Pope Gregory XIII — Established Obligatory Preaching of Christian Sermons to Jews (1577 AD)
Bearing His office on earth, though unworthily, who wills all men to be saved and to come to the knowledge of the truth, we must so extend our apostolic solicitude and the affection of charity in all directions that we cease not to desire and seek with all our strength not only the repentance of heretics and schismatics straying from the path of orthodox faith, but also the true conversion and salvation of those who, walking in the darkness of unbelief, miserably perish — especially of Jews.
§ 1. Weekly sermons to Jews in Rome; many have converted
With this spirit we had some time ago commanded that Christ our Savior, once promised to their ancient fathers and prophets, be announced and preached to the Jews in our beloved City; from which it came about that some of them, illuminated by heavenly grace and mercy shining upon them, received the faith of Christ and were baptized; and now also frequently both those said Jews and others, having renounced the Mahometan impiety, are by the same grace inspired and baptized.
§ 2. College erected for youth converted from Judaism, Islam, and other infidelity
We therefore, pressing forward as much as we can upon the propagation and increase of the Christian faith, and wishing both to attend to the salvation and education of those boys and youths who have recently been converted from the race of Jews, Turks, Moors, and similar Mahometans to the faith of Christ, and will be converted day by day with God’s help, and also to provide that from among them may come forth workers fit for the work of the Gospel who, in the City itself and other places in Italy, and indeed in all parts of the world in which Jews and infidels dwell, may be able and capable of expounding, teaching, and preaching the mysteries of the Christian faith, even in the proper language of those peoples, whether Hebrew or Arabic, have judged nothing more fitting than to erect a college for the education of these persons. To the glory therefore of God Almighty and the exaltation of the holy Christian faith, in this same beloved City in a place to be chosen for this purpose, one ecclesiastical college, to be called the College of Neophyte Youths, by our own motion and out of our certain knowledge and the fullness of apostolic power, by the tenor of the present letters, we erect and institute; which college shall consist for two parts of those who come from Judaism, and for the third part of those who, receding from Mahometanism, whether Turks or Moors or of any other nation, have recently embraced the Christian faith, or at least, they being lacking, of those procreated from neophyte parents. And to that same college, until it shall have been sufficiently provided for by us from other revenues, for its sustenance and by way of endowment, we assign one hundred gold pieces from our own and the Apostolic Camera’s or the Data table’s monies to be paid in each month.

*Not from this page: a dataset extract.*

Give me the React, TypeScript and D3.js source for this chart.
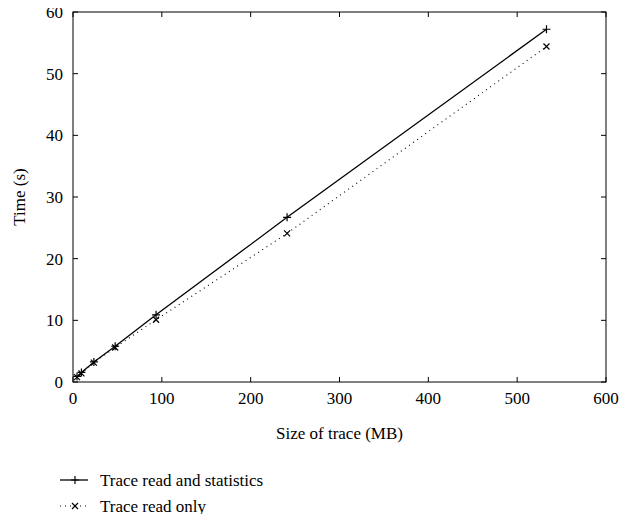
import React, { useEffect, useRef } from "react";
import * as d3 from "d3";

// sizes of trace in MB
const sizes = [4.5, 9.5, 23.5, 47.5, 93.5, 241, 533];
// time in seconds
const readAndStats = [0.9, 1.55, 3.25, 5.8, 10.9, 26.7, 57.2];
const readOnly = [0.8, 1.4, 3.15, 5.6, 10.1, 24.1, 54.4];

const xTicks = [0, 100, 200, 300, 400, 500, 600];
const yTicks = [0, 10, 20, 30, 40, 50, 60];

const seriesNames = ["Trace read and statistics", "Trace read only"];

const App = () => {
  const svgRef = useRef<SVGSVGElement>(null);

  useEffect(() => {
    const width = 638;
    const height = 518;
    const left = 73;
    const right = 606;
    const top = 12;
    const bottom = 382;
    const font = "Liberation Serif, Times New Roman, serif";

    const svg = d3.select(svgRef.current).attr("width", width).attr("height", height);
    svg.selectAll("*").remove();

    const x = d3.scaleLinear().domain([0, 600]).range([left, right]);
    const y = d3.scaleLinear().domain([0, 60]).range([bottom, top]);

    // frame
    svg
      .append("rect")
      .attr("x", left)
      .attr("y", top)
      .attr("width", right - left)
      .attr("height", bottom - top)
      .attr("fill", "none")
      .attr("stroke", "#000")
      .attr("stroke-width", 1);

    const tickLen = 5;

    // x ticks, bottom and top, pointing inward
    const xg = svg.append("g");
    xTicks.forEach((t) => {
      xg.append("line")
        .attr("x1", x(t)).attr("x2", x(t))
        .attr("y1", bottom).attr("y2", bottom - tickLen)
        .attr("stroke", "#000");
      xg.append("line")
        .attr("x1", x(t)).attr("x2", x(t))
        .attr("y1", top).attr("y2", top + tickLen)
        .attr("stroke", "#000");
      xg.append("text")
        .attr("x", x(t))
        .attr("y", bottom + 22)
        .attr("text-anchor", "middle")
        .style("font-family", font)
        .style("font-size", "17px")
        .text(t);
    });

    // y ticks, left and right
    const yg = svg.append("g");
    yTicks.forEach((t) => {
      yg.append("line")
        .attr("x1", left).attr("x2", left + tickLen)
        .attr("y1", y(t)).attr("y2", y(t))
        .attr("stroke", "#000");
      yg.append("line")
        .attr("x1", right).attr("x2", right - tickLen)
        .attr("y1", y(t)).attr("y2", y(t))
        .attr("stroke", "#000");
      yg.append("text")
        .attr("x", left - 10)
        .attr("y", y(t))
        .attr("dy", "0.35em")
        .attr("text-anchor", "end")
        .style("font-family", font)
        .style("font-size", "17px")
        .text(t);
    });

    // axis titles
    svg
      .append("text")
      .attr("x", (left + right) / 2)
      .attr("y", bottom + 57)
      .attr("text-anchor", "middle")
      .style("font-family", font)
      .style("font-size", "17px")
      .text("Size of trace (MB)");

    svg
      .append("text")
      .attr("transform", `translate(25, ${(top + bottom) / 2}) rotate(-90)`)
      .attr("text-anchor", "middle")
      .style("font-family", font)
      .style("font-size", "17px")
      .text("Time (s)");

    const line = d3
      .line<number>()
      .x((d, i) => x(sizes[i]))
      .y((d) => y(d));

    const plus = (g: any, cx: number, cy: number) => {
      g.append("path")
        .attr("d", `M${cx - 4},${cy}H${cx + 4}M${cx},${cy - 4}V${cy + 4}`)
        .attr("stroke", "#000")
        .attr("stroke-width", 1.2);
    };
    const cross = (g: any, cx: number, cy: number) => {
      g.append("path")
        .attr("d", `M${cx - 3},${cy - 3}L${cx + 3},${cy + 3}M${cx - 3},${cy + 3}L${cx + 3},${cy - 3}`)
        .attr("stroke", "#000")
        .attr("stroke-width", 1.2);
    };

    // series 1: solid with plus markers
    svg
      .append("path")
      .datum(readAndStats)
      .attr("d", line)
      .attr("fill", "none")
      .attr("stroke", "#000")
      .attr("stroke-width", 1.3);
    const m1 = svg.append("g");
    readAndStats.forEach((d, i) => plus(m1, x(sizes[i]), y(d)));

    // series 2: dotted with x markers
    svg
      .append("path")
      .datum(readOnly)
      .attr("d", line)
      .attr("fill", "none")
      .attr("stroke", "#000")
      .attr("stroke-width", 1.1)
      .attr("stroke-dasharray", "1,4");
    const m2 = svg.append("g");
    readOnly.forEach((d, i) => cross(m2, x(sizes[i]), y(d)));

    // legend
    const legend = svg.append("g");
    seriesNames.forEach((name, i) => {
      const ly = 480 + i * 26;
      legend
        .append("line")
        .attr("x1", 60).attr("x2", 88)
        .attr("y1", ly).attr("y2", ly)
        .attr("stroke", "#000")
        .attr("stroke-width", i === 0 ? 1.3 : 1.1)
        .attr("stroke-dasharray", i === 0 ? null : "1,4");
      if (i === 0) plus(legend, 75, ly);
      else cross(legend, 75, ly);
      legend
        .append("text")
        .attr("x", 100)
        .attr("y", ly)
        .attr("dy", "0.33em")
        .style("font-family", font)
        .style("font-size", "17px")
        .text(name);
    });
  }, []);

  return (
    <div style={{ margin: -8 }}>
      <svg ref={svgRef}></svg>
    </div>
  );
};

export default App;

§ 3–4. College exempt from all local jurisdiction and taxation; enjoys privileges of the Roman University
We will that the said college, and its rectors, bursars, masters, preceptors, and scholars existing in it from time to time, and their domestic servants, officials, and ministers, and the movable and immovable goods of the college itself and of those persons, of whatever quality and quantity, existing in the said City and outside it and otherwise wherever, be exempt from all jurisdiction, correction, visitation, dominion, superiority, and power of the senator, conservators, and reformers of the said City for the time being, and of the rector of the general Studium, the vicar of the City, and any ordinary of the places or any other judges and officials constituted in the City or elsewhere anywhere. And the college itself and those contracting with it in their own goods and property we exempt and wholly free from the payment and exaction of any tolls, gabelles, customs duties, tithes, and whatever other ordinary or extraordinary burden imposed and to be imposed from any cause.
To the said college, its scholars, rectors, and bursars, we grant and indulge that they may use, enjoy, and benefit from whatever privileges, exemptions, liberties, faculties, and indults which the general Studium of the beloved City and its rector and doctors actually lecturing in it use, enjoy, and benefit from in whatever way, and will in future be able to benefit from in whatever way.
Given at Rome, at Saint Peter’s, under the Fisherman’s Ring, on the twenty-ninth day of July 1577, in the sixth year of our pontificate.
Dated July 29, 1577; pontificate year 6.
Source. Bullarium Romanum, Taurinensis Edition, Vol. VIII, pp. 189–191. Pope Gregory XIII, Vices Eius nos, on the foundation of the College of Neophyte Youths in Rome. Translated from the Latin.